Leaving the pictures out, print the lines from the first line of the listing through the line containing "from matplotlib.lines import Line2D", exactly as they read, and no others.

━━━━

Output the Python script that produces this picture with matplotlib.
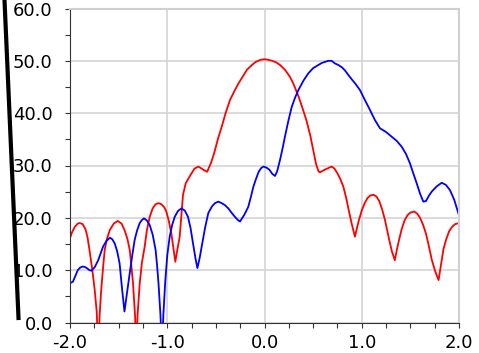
import numpy as np
import matplotlib
matplotlib.use('Agg')
import matplotlib.pyplot as plt
from matplotlib.ticker import MultipleLocator, FormatStrFormatter
from matplotlib.lines import Line2D

# pattern 1 (steered to broadside)
red_x = [-2.0, -1.98, -1.95, -1.92, -1.90, -1.87, -1.84, -1.82, -1.80, -1.77,
         -1.746, -1.725, -1.71, -1.695, -1.68, -1.66, -1.643, -1.62, -1.59, -1.55,
         -1.51, -1.47, -1.44, -1.41, -1.386, -1.37, -1.352, -1.33, -1.318, -1.305,
         -1.283, -1.26, -1.232, -1.21, -1.18, -1.15, -1.12, -1.09, -1.06, -1.03,
         -1.01, -0.985, -0.958, -0.935, -0.917, -0.90, -0.872, -0.855, -0.838, -0.81,
         -0.77, -0.72, -0.68, -0.63, -0.59, -0.55, -0.52, -0.48, -0.44, -0.40,
         -0.355, -0.31, -0.27, -0.22, -0.18, -0.13, -0.09, -0.04, 0.0, 0.04,
         0.08, 0.12, 0.16, 0.21, 0.26, 0.30, 0.35, 0.39, 0.43, 0.47,
         0.50, 0.53, 0.555, 0.57, 0.62, 0.69, 0.72, 0.75, 0.78, 0.81,
         0.84, 0.86, 0.895, 0.93, 0.95, 0.97, 1.00, 1.03, 1.06, 1.09,
         1.12, 1.15, 1.18, 1.21, 1.24, 1.28, 1.31, 1.34, 1.36, 1.38,
         1.41, 1.44, 1.47, 1.50, 1.54, 1.57, 1.60, 1.63, 1.66, 1.69,
         1.72, 1.755, 1.79, 1.81, 1.84, 1.87, 1.90, 1.93, 1.96, 2.0]
red_y = [16.1, 17.2, 18.3, 18.9, 19.0, 18.8, 17.8, 16.3, 13.9, 10.0,
         6.2, 2.0, -6.0, 1.5, 6.0, 10.5, 13.9, 16.0, 17.7, 18.9,
         19.4, 18.9, 17.7, 16.0, 13.9, 11.0, 7.5, 1.0, -6.0, 1.5,
         7.5, 11.5, 14.5, 17.6, 20.2, 21.8, 22.6, 22.8, 22.6, 22.0,
         21.2, 19.5, 17.0, 14.0, 11.6, 13.5, 16.4, 20.5, 24.4, 26.6,
         27.9, 29.4, 29.8, 29.2, 28.8, 30.5, 32.2, 35.0, 37.4, 40.0,
         42.5, 44.2, 45.6, 47.1, 48.3, 49.2, 49.8, 50.2, 50.3, 50.2,
         50.0, 49.7, 49.2, 48.3, 47.0, 45.5, 43.2, 41.0, 38.7, 35.8,
         33.0, 30.3, 28.9, 28.7, 29.2, 29.8, 29.4, 28.5, 27.4, 26.0,
         23.8, 22.0, 19.0, 16.4, 18.0, 19.5, 21.4, 22.8, 23.8, 24.3,
         24.4, 24.1, 23.2, 21.6, 19.5, 16.0, 13.6, 11.9, 13.8, 15.5,
         17.8, 19.5, 20.5, 21.0, 21.2, 20.8, 20.0, 18.7, 17.0, 14.6,
         12.0, 9.8, 8.1, 10.5, 14.0, 16.0, 17.5, 18.3, 18.8, 19.0]

# pattern 2 (steered off axis)
blue_x = [-2.0, -1.97, -1.945, -1.92, -1.895, -1.87, -1.845, -1.82, -1.80, -1.78,
          -1.745, -1.71, -1.685, -1.66, -1.625, -1.59, -1.565, -1.54, -1.515, -1.49,
          -1.465, -1.44, -1.415, -1.386, -1.36, -1.335, -1.31, -1.283, -1.26, -1.239,
          -1.21, -1.18, -1.15, -1.12, -1.105, -1.09, -1.07, -1.054, -1.04, -1.02,
          -1.0, -0.975, -0.95, -0.923, -0.89, -0.855, -0.82, -0.787, -0.76, -0.735,
          -0.71, -0.69, -0.668, -0.646, -0.61, -0.578, -0.54, -0.51, -0.475, -0.44,
          -0.405, -0.372, -0.34, -0.30, -0.275, -0.252, -0.21, -0.167, -0.14, -0.115,
          -0.09, -0.06, -0.035, -0.012, 0.02, 0.05, 0.08, 0.108, 0.13, 0.16,
          0.185, 0.21, 0.245, 0.28, 0.315, 0.348, 0.40, 0.45, 0.50, 0.553,
          0.59, 0.622, 0.655, 0.69, 0.725, 0.76, 0.80, 0.83, 0.862, 0.90,
          0.94, 0.982, 1.03, 1.085, 1.135, 1.188, 1.25, 1.308, 1.36, 1.41,
          1.455, 1.496, 1.53, 1.565, 1.60, 1.633, 1.66, 1.69, 1.719, 1.77,
          1.822, 1.865, 1.907, 1.95, 1.993, 2.0]
blue_y = [7.5, 7.8, 8.9, 10.0, 10.5, 10.7, 10.6, 10.3, 10.0, 9.9,
          10.6, 11.9, 13.2, 14.5, 15.6, 16.2, 15.9, 15.1, 13.6, 11.3,
          6.5, 2.1, 5.5, 9.4, 12.8, 15.8, 17.6, 19.0, 19.6, 19.9,
          19.5, 18.6, 16.8, 13.9, 11.0, 7.5, 1.5, -6.0, 1.5, 8.0,
          12.8, 16.4, 18.6, 20.2, 21.3, 21.8, 21.4, 20.2, 18.0, 15.1,
          12.3, 10.4, 12.2, 14.5, 18.2, 20.9, 22.2, 22.8, 23.1, 22.8,
          22.4, 21.8, 21.0, 20.1, 19.6, 19.3, 20.5, 22.1, 24.0, 25.9,
          27.3, 28.8, 29.5, 29.8, 29.6, 29.2, 28.4, 28.0, 28.9, 31.1,
          33.2, 35.5, 38.5, 41.2, 43.0, 44.4, 46.2, 47.6, 48.6, 49.2,
          49.6, 49.8, 50.0, 50.0, 49.5, 49.2, 48.7, 48.1, 47.3, 46.4,
          45.5, 44.4, 42.6, 40.6, 38.7, 37.1, 36.4, 35.5, 34.7, 33.6,
          32.2, 30.4, 28.5, 26.6, 24.6, 23.1, 23.2, 24.2, 25.0, 26.0,
          26.7, 26.3, 25.3, 23.5, 20.9, 20.5]

x_ticks = [-2.0, -1.0, 0.0, 1.0, 2.0]
y_ticks = [0, 10, 20, 30, 40, 50, 60]

plt.rcParams['font.family'] = 'DejaVu Sans'

fig = plt.figure(figsize=(4.79, 3.53), dpi=100)
ax = fig.add_axes([70/479, 1 - 322.5/353, 389/479, 314/353])

ax.plot(red_x, red_y, '-', color='#ff0000', lw=1.3, solid_joinstyle='round')
ax.plot(blue_x, blue_y, '-', color='#0000ff', lw=1.3, solid_joinstyle='round')

ax.set_xlim(-2, 2)
ax.set_ylim(0, 60)
ax.set_xticks(x_ticks)
ax.set_yticks(y_ticks)
ax.xaxis.set_minor_locator(MultipleLocator(0.25))
ax.yaxis.set_minor_locator(MultipleLocator(5))
ax.xaxis.set_major_formatter(FormatStrFormatter('%.1f'))
ax.yaxis.set_major_formatter(FormatStrFormatter('%.1f'))

ax.grid(True, which='major', color='#d4d4d4', lw=1.2)
ax.set_axisbelow(True)

for side in ('left', 'bottom'):
    ax.spines[side].set_color('#333333')
for side in ('top', 'right'):
    ax.spines[side].set_color('#d0d0d0')
    ax.spines[side].set_linewidth(1.5)

ax.tick_params(which='both', direction='out', length=3.5, width=0.8,
               color='#333333', labelsize=13)
ax.tick_params(axis='y', pad=9)
ax.tick_params(axis='x', pad=5)

# heavy stroke along the left margin
fig.add_artist(Line2D([4.5/479, 18.5/479], [1.0, 1 - 318/353],
                      color='black', lw=3.0, transform=fig.transFigure))

fig.savefig('out.png', dpi=100)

━━━━

**Solution to the exercise**
Output the Python script that produces this picture with matplotlib.
import numpy as np
import matplotlib
matplotlib.use('Agg')
import matplotlib.pyplot as plt
from matplotlib.ticker import MultipleLocator, FormatStrFormatter
from matplotlib.lines import Line2D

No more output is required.